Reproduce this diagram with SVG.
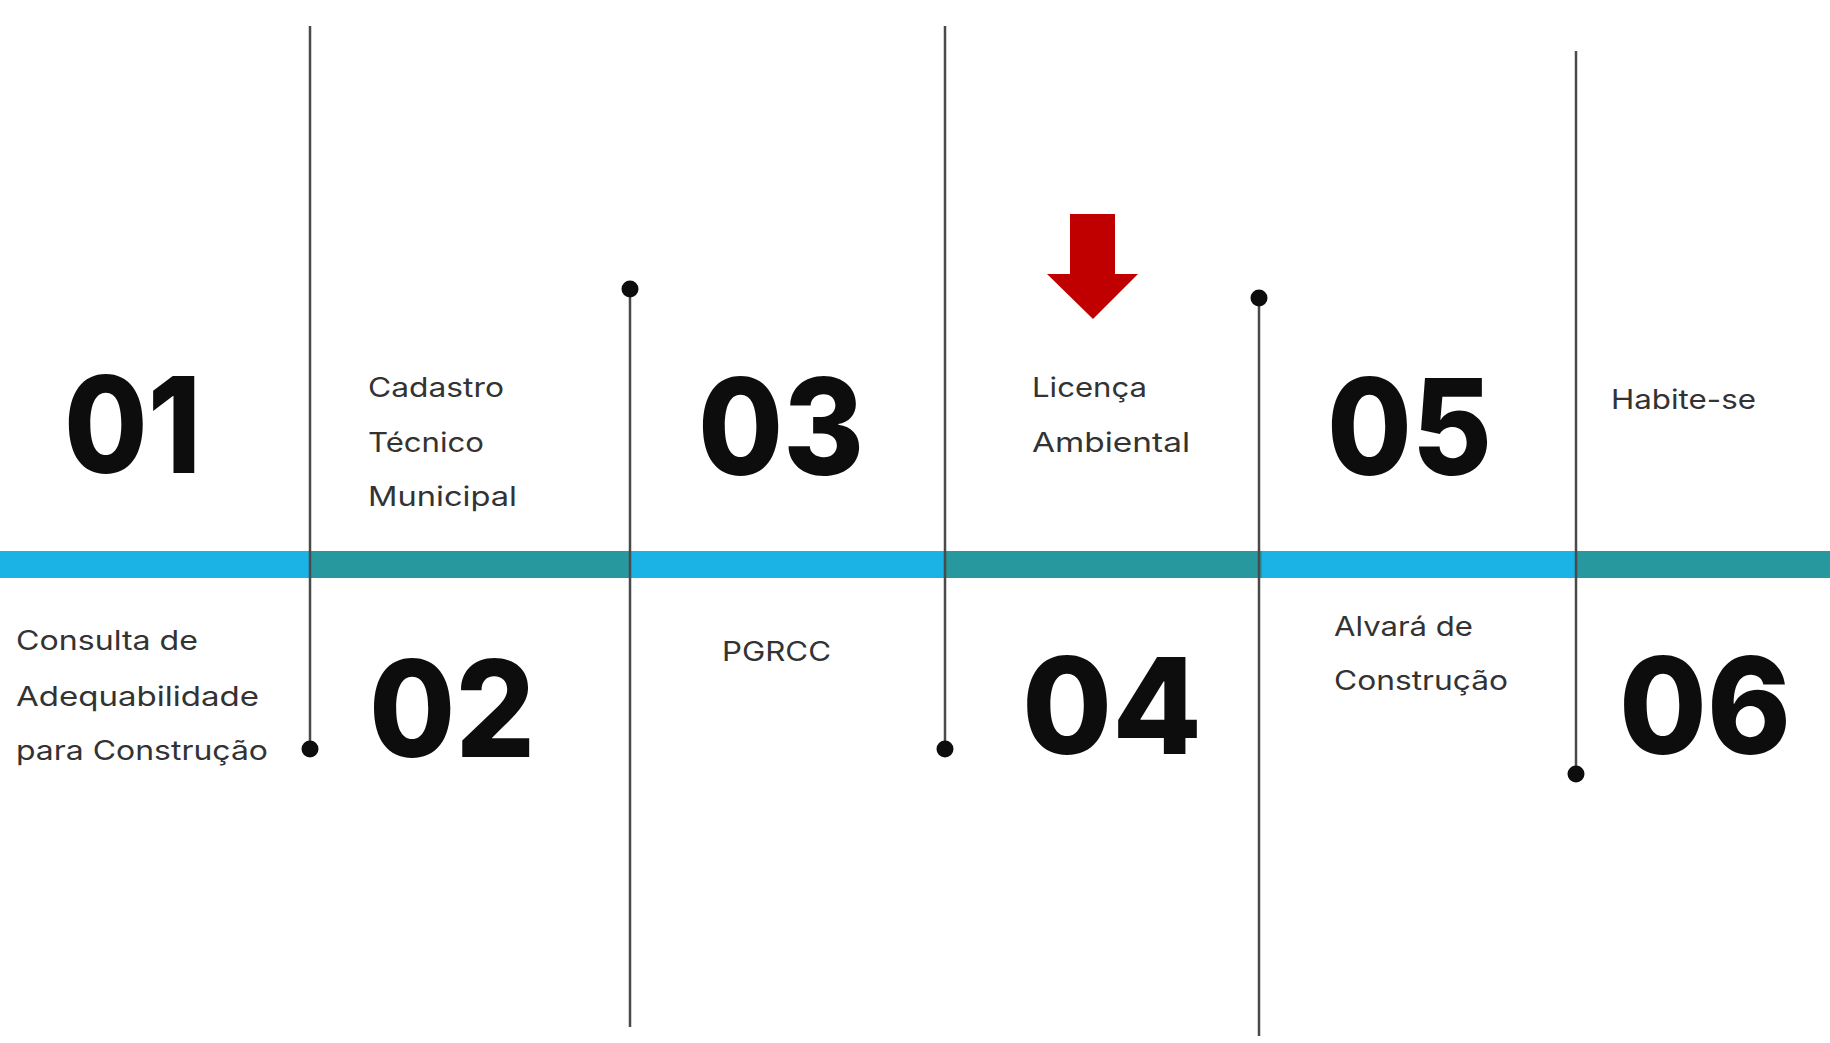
<svg xmlns="http://www.w3.org/2000/svg" width="1830" height="1043" viewBox="0 0 1830 1043">
  <style>
    .num { font-family: Inter, "Open Sans", "Liberation Sans", sans-serif; font-weight: 800; font-size: 134px; fill: #0d0d0d; }
    .lbl { font-family: Inter, "Open Sans", "Liberation Sans", sans-serif; font-weight: 400; font-size: 27px; fill: #333333; }
    .stem { stroke: #4a4a4a; stroke-width: 2.5; fill: none; }
    .dot { fill: #0d0d0d; }
    .blue { fill: #1bb3e6; }
    .teal { fill: #26989e; }
  </style>
  <rect width="1830" height="1043" fill="#ffffff"/>

  <!-- timeline band -->
  <g id="band">
    <rect class="blue" x="0" y="551" width="310" height="27"/>
    <rect class="teal" x="310" y="551" width="320" height="27"/>
    <rect class="blue" x="630" y="551" width="315" height="27"/>
    <rect class="teal" x="945" y="551" width="317" height="27"/>
    <rect class="blue" x="1262" y="551" width="314" height="27"/>
    <rect class="teal" x="1576" y="551" width="254" height="27"/>
  </g>

  <!-- vertical stems with end dots -->
  <g id="connectors">
    <line class="stem" x1="310" y1="26" x2="310" y2="749"/>
    <circle class="dot" cx="310" cy="749" r="8.5"/>
    <line class="stem" x1="630" y1="289" x2="630" y2="1027"/>
    <circle class="dot" cx="630" cy="289" r="8.5"/>
    <line class="stem" x1="945" y1="26" x2="945" y2="749"/>
    <circle class="dot" cx="945" cy="749" r="8.5"/>
    <line class="stem" x1="1259" y1="298" x2="1259" y2="1036"/>
    <circle class="dot" cx="1259" cy="298" r="8.5"/>
    <line class="stem" x1="1576" y1="51" x2="1576" y2="774"/>
    <circle class="dot" cx="1576" cy="774" r="8.5"/>
  </g>

  <g id="step-01">
    <text class="num" x="64" y="473" textLength="137" lengthAdjust="spacingAndGlyphs">01</text>
    <text class="lbl" x="16" y="650" textLength="182" lengthAdjust="spacingAndGlyphs">Consulta de</text>
    <text class="lbl" x="16" y="706" textLength="243" lengthAdjust="spacingAndGlyphs">Adequabilidade</text>
    <text class="lbl" x="16" y="760" textLength="252" lengthAdjust="spacingAndGlyphs">para Construção</text>
  </g>

  <g id="step-02">
    <text class="num" x="369" y="757" textLength="166" lengthAdjust="spacingAndGlyphs">02</text>
    <text class="lbl" x="368" y="397" textLength="136" lengthAdjust="spacingAndGlyphs">Cadastro</text>
    <text class="lbl" x="368" y="452" textLength="116" lengthAdjust="spacingAndGlyphs">Técnico</text>
    <text class="lbl" x="368" y="506" textLength="149" lengthAdjust="spacingAndGlyphs">Municipal</text>
  </g>

  <g id="step-03">
    <text class="num" x="698" y="475" textLength="166" lengthAdjust="spacingAndGlyphs">03</text>
    <text class="lbl" x="722" y="661" textLength="109" lengthAdjust="spacingAndGlyphs">PGRCC</text>
  </g>

  <g id="step-04">
    <text class="num" x="1022" y="754" textLength="180" lengthAdjust="spacingAndGlyphs">04</text>
    <text class="lbl" x="1032" y="397" textLength="115" lengthAdjust="spacingAndGlyphs">Licença</text>
    <text class="lbl" x="1032" y="452" textLength="158" lengthAdjust="spacingAndGlyphs">Ambiental</text>
    <!-- highlight arrow -->
    <polygon fill="#c00000" points="1070,214 1115,214 1115,274 1138,274 1093,319 1047,274 1070,274"/>
  </g>

  <g id="step-05">
    <text class="num" x="1327" y="475" textLength="165" lengthAdjust="spacingAndGlyphs">05</text>
    <text class="lbl" x="1334" y="636" textLength="139" lengthAdjust="spacingAndGlyphs">Alvará de</text>
    <text class="lbl" x="1334" y="690" textLength="174" lengthAdjust="spacingAndGlyphs">Construção</text>
  </g>

  <g id="step-06">
    <text class="num" x="1619" y="754" textLength="172" lengthAdjust="spacingAndGlyphs">06</text>
    <text class="lbl" x="1611" y="409" textLength="145" lengthAdjust="spacingAndGlyphs">Habite-se</text>
  </g>
</svg>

* * * * *

Return a copy of every line that includes the word "with".

- [Solution to the exercise]:
Reproduce this diagram with SVG.
  <!-- vertical stems with end dots -->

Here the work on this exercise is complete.